Bennett was then connected with Podemski, who was hired to support Native students on Bowdoin’s campus and has been working with NASA since the beginning of the year. They created a planning team and first got to work in January.
“The idea to me is to just continue this momentum,” Bennett said. “This isn’t a single powwow, this is a powwow that’s going to continue on.”
Bennett said that this is the first-ever powwow in southern Maine, so the group is excited to invite not only students but also Native guests of the area, the greater Maine community and beyond.
“We truly led with the spirit of our NASA student leaders, who were so moved and so excited to have a powwow on campus, and [Podemski] and I wanted to do everything to support that endeavor,” Bennett said. “And so even though it’s definitely a short timeline to pull it off, I think we all as a team have done an excellent job of pulling it together.”

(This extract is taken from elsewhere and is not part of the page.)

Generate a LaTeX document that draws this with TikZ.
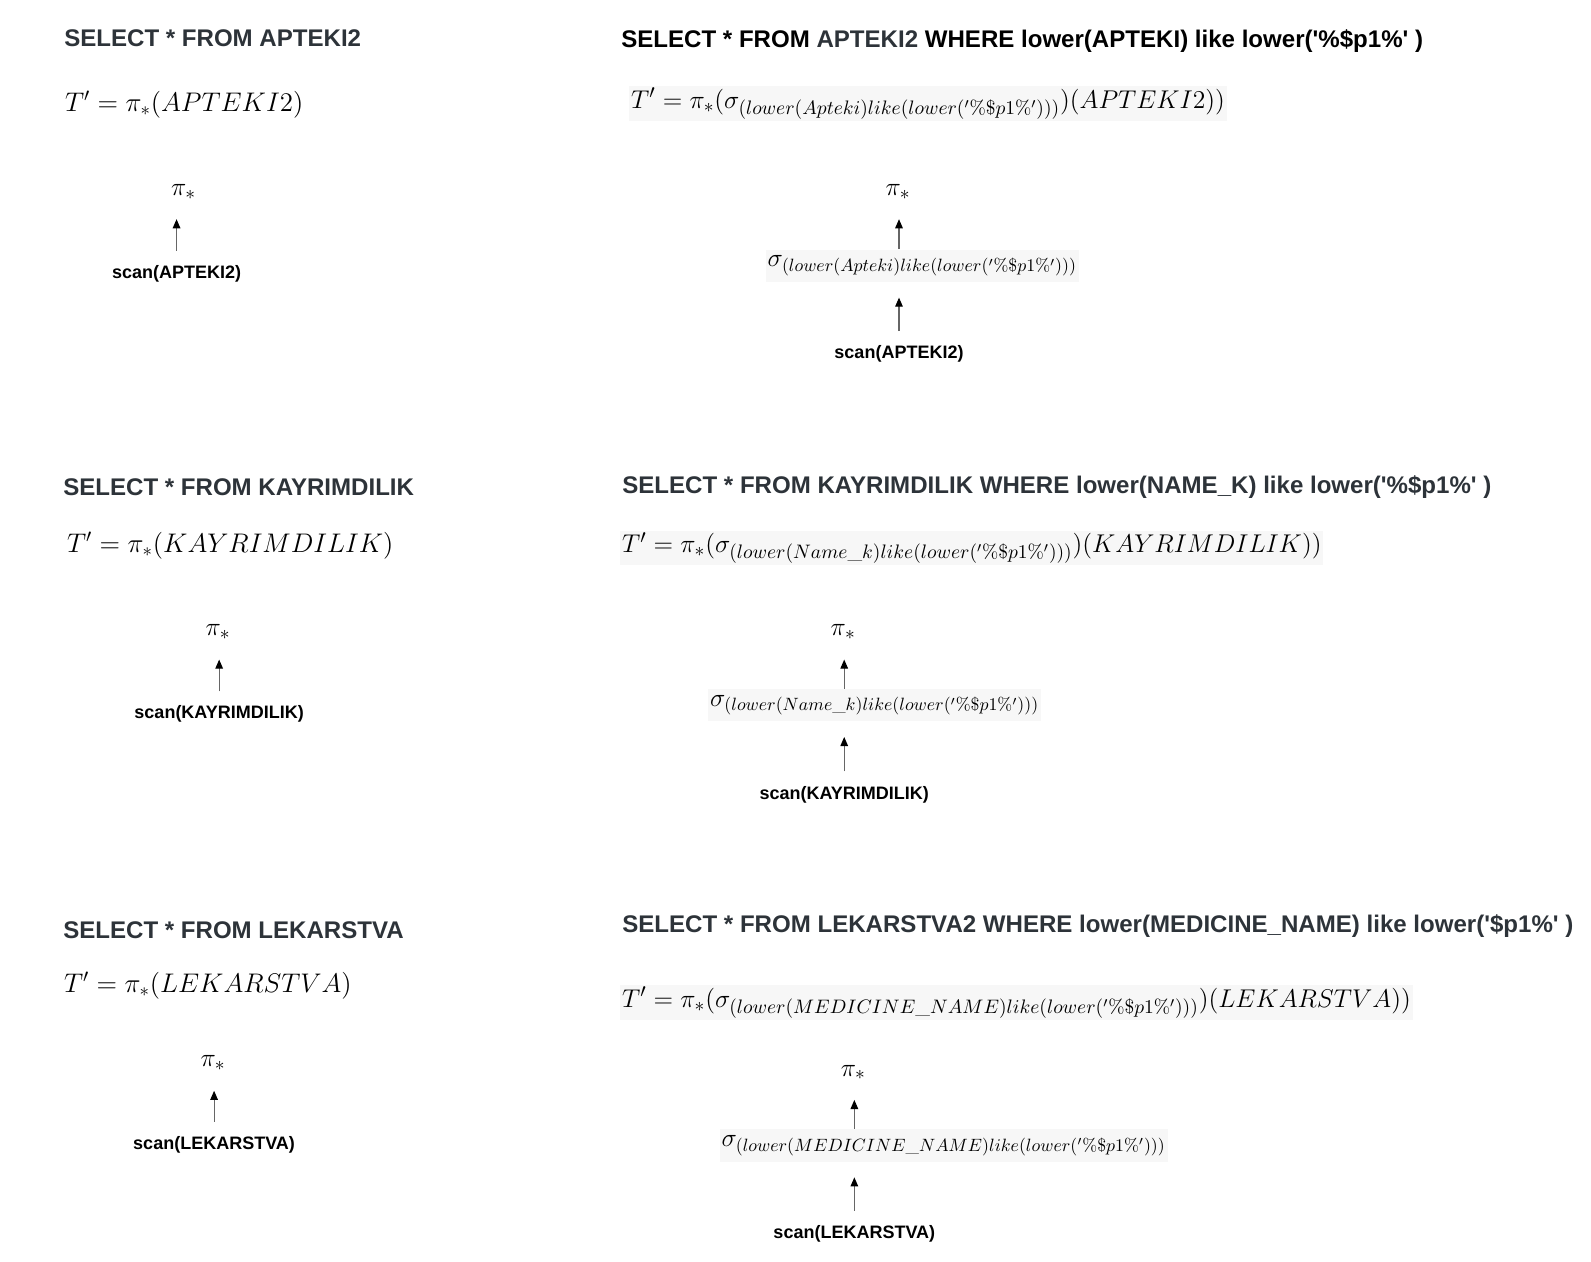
\RequirePackage{fix-cm}
\documentclass[tikz,border=0pt]{standalone}
\usepackage{fontspec}
\usepackage{amsmath}
\usepackage{xcolor}
\usepackage{tikz}
\usetikzlibrary{arrows.meta,positioning}
\newfontfamily\sqlfont{Liberation Sans}
\DeclareMathSizes{14.4}{14.4}{10.95}{8}
\DeclareMathSizes{14.41}{14.41}{10}{7.2}
\definecolor{headgray}{HTML}{2D3339}
\definecolor{formulabg}{HTML}{F7F7F7}
\tikzset{
  sqlhead/.style={anchor=west,inner sep=0pt,text=headgray,
    font=\sqlfont\bfseries\fontsize{13.5}{16}\selectfont},
  algebraline/.style={anchor=west,inner sep=1pt,font=\fontsize{15.1}{18}\selectfont},
  shadedline/.style={algebraline,fill=formulabg,font=\fontsize{14.4}{17}\selectfont},
  treeop/.style={inner sep=1pt,font=\fontsize{14.4}{17}\selectfont},
  shadedop/.style={treeop,fill=formulabg,inner xsep=1pt,inner ysep=3.5pt,
    font=\fontsize{14.41}{17}\selectfont},
  scanlabel/.style={inner sep=1pt,font=\sqlfont\bfseries\fontsize{10.1}{12}\selectfont},
  treearrow/.style={-{Triangle[length=1.8mm,width=1.5mm,color=black]},draw=black!60,semithick}
}
\newcommand{\q}{\textquotesingle}

\begin{document}
\begin{tikzpicture}[x=0.02cm,y=-0.02cm]
  \useasboundingbox (0,0) rectangle (1568,1243);

  % row 1
  \node[sqlhead] (headA) at (63,38) {SELECT * FROM APTEKI2};
  \node[algebraline] (formA) at (62,103) {$T' = \pi_*(APTEKI2)$};
  \node[treeop] (piA) at (181,189) {$\pi_*$};
  \node[scanlabel] (scanA) at (174,270) {scan(APTEKI2)};
  \draw[treearrow,shorten <=7pt,shorten >=10pt] (scanA) -- (scanA |- piA.south);

  \node[sqlhead,text=black] (headB) at (612,40)
    {SELECT * FROM \textcolor{headgray}{APTEKI2} WHERE lower(APTEKI) like lower(\q\%\$p1\%\q{} )};
  \node[shadedline] (formB) at (620,102)
    {$T' = \pi_*(\sigma_{(lower(Apteki)like(lower('\%\$p1\%')))})(APTEKI2))$};
  \node[treeop] (piB) at (885,189) {$\pi_*$};
  \node[shadedop] (sigB) at (909,262) {$\sigma_{(lower(Apteki)like(lower('\%\$p1\%')))}$};
  \node[scanlabel] (scanB) at (886,349) {scan(APTEKI2)};
  \draw[treearrow,shorten <=7pt,shorten >=8.5pt] (scanB) -- (scanB |- sigB.south);
  \draw[treearrow,shorten >=10pt] (scanB |- sigB.north) -- (scanB |- piB.south);

  % row 2
  \node[sqlhead] (headC) at (62,480) {SELECT * FROM KAYRIMDILIK};
  \node[algebraline] (formC) at (64,538) {$T' = \pi_*(KAYRIMDILIK)$};
  \node[treeop] (piC) at (215,623) {$\pi_*$};
  \node[scanlabel] (scanC) at (216,704) {scan(KAYRIMDILIK)};
  \draw[treearrow,shorten <=7pt,shorten >=10pt] (scanC) -- (scanC |- piC.south);

  \node[sqlhead] (headD) at (613,480)
    {SELECT * FROM KAYRIMDILIK WHERE lower(NAME\_K) like lower(\q\%\$p1\%\q{} )};
  \node[shadedline] (formD) at (611,540)
    {$T' = \pi_*(\sigma_{(lower(Name\_k)like(lower('\%\$p1\%')))})(KAYRIMDILIK))$};
  \node[treeop] (piD) at (831,623) {$\pi_*$};
  \node[shadedop] (sigD) at (862,695) {$\sigma_{(lower(Name\_k)like(lower('\%\$p1\%')))}$};
  \node[scanlabel] (scanD) at (832,783) {scan(KAYRIMDILIK)};
  \draw[treearrow,shorten <=7pt,shorten >=8.5pt] (scanD) -- (scanD |- sigD.south);
  \draw[treearrow,shorten >=10pt] (scanD |- sigD.north) -- (scanD |- piD.south);

  % row 3
  \node[sqlhead] (headE) at (62,917) {SELECT * FROM LEKARSTVA};
  \node[algebraline] (formE) at (61,971) {$T' = \pi_*(LEKARSTVA)$};
  \node[treeop] (piE) at (210,1048) {$\pi_*$};
  \node[scanlabel] (scanE) at (211,1128) {scan(LEKARSTVA)};
  \draw[treearrow,shorten <=7pt,shorten >=10pt] (scanE) -- (scanE |- piE.south);

  \node[sqlhead] (headF) at (613,913)
    {SELECT * FROM LEKARSTVA2 WHERE lower(MEDICINE\_NAME) like lower(\q\$p1\%\q{} )};
  \node[shadedline] (formF) at (611,988)
    {$T' = \pi_*(\sigma_{(lower(MEDICINE\_NAME)like(lower('\%\$p1\%')))})(LEKARSTVA))$};
  \node[treeop] (piF) at (841,1057) {$\pi_*$};
  \node[shadedop] (sigF) at (930,1129) {$\sigma_{(lower(MEDICINE\_NAME)like(lower('\%\$p1\%')))}$};
  \node[scanlabel] (scanF) at (842,1216) {scan(LEKARSTVA)};
  \draw[treearrow,shorten <=7pt,shorten >=8.5pt] (scanF) -- (scanF |- sigF.south);
  \draw[treearrow,shorten >=10pt] (scanF |- sigF.north) -- (scanF |- piF.south);
\end{tikzpicture}
\end{document}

Atcitty reiterated the importance of the powwow occurring at the College, strengthening the presence of Native people at institutions that historically have not welcomed them.
“Given that Indigenous voices and perspectives aren’t safe in spaces like Bowdoin, it is important that we disrupt and re-create those spaces for ourselves, our friends and our people,” Atcitty wrote.
Malin noted that she has frequently been asked about who is welcome at the powwow. She clarified that everyone, no matter if they are Native or non-Native, is welcome and encouraged to show up.
“You are a welcome presence,” she said. “We want you there, we want community and we want it to be a welcoming space filled with love and joy.”